"The North Star" Launches with Keisha N. Blain as Editor-in-Chief

Historians in the News
tags: African American history, history, Frederick Douglass, journalism

Four pages, two dollars, one vision: This is what hope looked like to many Americans in December 1847 when Frederick Douglass’ newspaper, The North Star, first appeared in print. The seasoned journalist, now a global crusader for the cause of abolition, poured profits from his British speaking tour into the start-up enterprise. Working with editor Martin R. Delany and others, Douglass inaugurated the press in Rochester, New York. The newspaper’s title referred to the Underground Railroad’s skyward guide, and the masthead proclaimed: “Right is of no sex–Truth is of no color–God is the father of us all, and all we are brethren.”

That sweeping directive shaped The North Star’s coverage of injustice, which often stretched across the Atlantic to cover the European revolutions of 1848. Foreign or familiar, the cause of freedom filled The North Star’s pages and inspired a transatlantic community of activist readers. “A revolution now cannot be confined to the place or the people where it may commence, but flashes with lightning speed from heart to heart, from land to land, till it has traversed the globe, compelling all the members of our common brotherhood at once, to pass judgment upon its merits,” Douglass wrote in one editorial. Describing events in Paris, his words hit home for Americans. From the beginning, Douglass’s North Star supplied news and nurtured revolution.

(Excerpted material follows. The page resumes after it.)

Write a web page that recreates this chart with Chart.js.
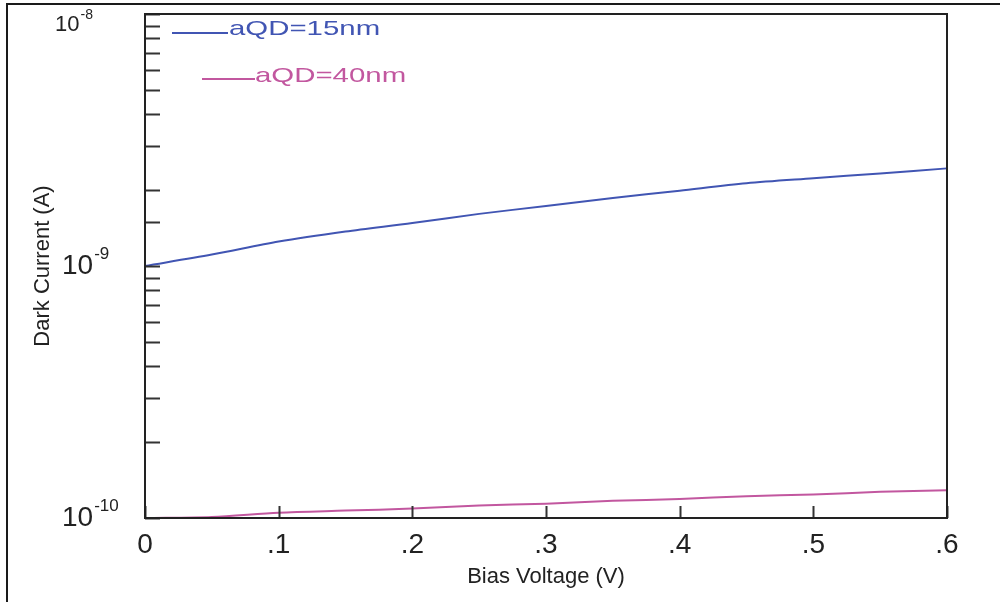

Building on that legacy, a modern version of The North Star launches today as a multiplatform media outlet, led by progressive journalists Shaun King and Benjamin P. Dixon, with historian Keisha N. Blain at the helm as editor in chief. Through written content, podcasts, video broadcasts, and an app, the new North Star editorial team plans to explore issues of civil rights, human rights, and social justice in America and around the world. Inspired by Douglass’ focus on “liberty, humanity, progress,” this North Star reboots the idea of grassroots journalism. “In thinking about reviving The North Star, we wanted to meet the needs of someone living in 2019,” Blain says. The North Star platform will provide a new online ecosystem for interpreting news, encouraging dialogue, and providing concrete solutions. “We are unapologetic in our stance, and I think people appreciate that,” Blain says. “If you need the tools to make your work even more effective, come here.”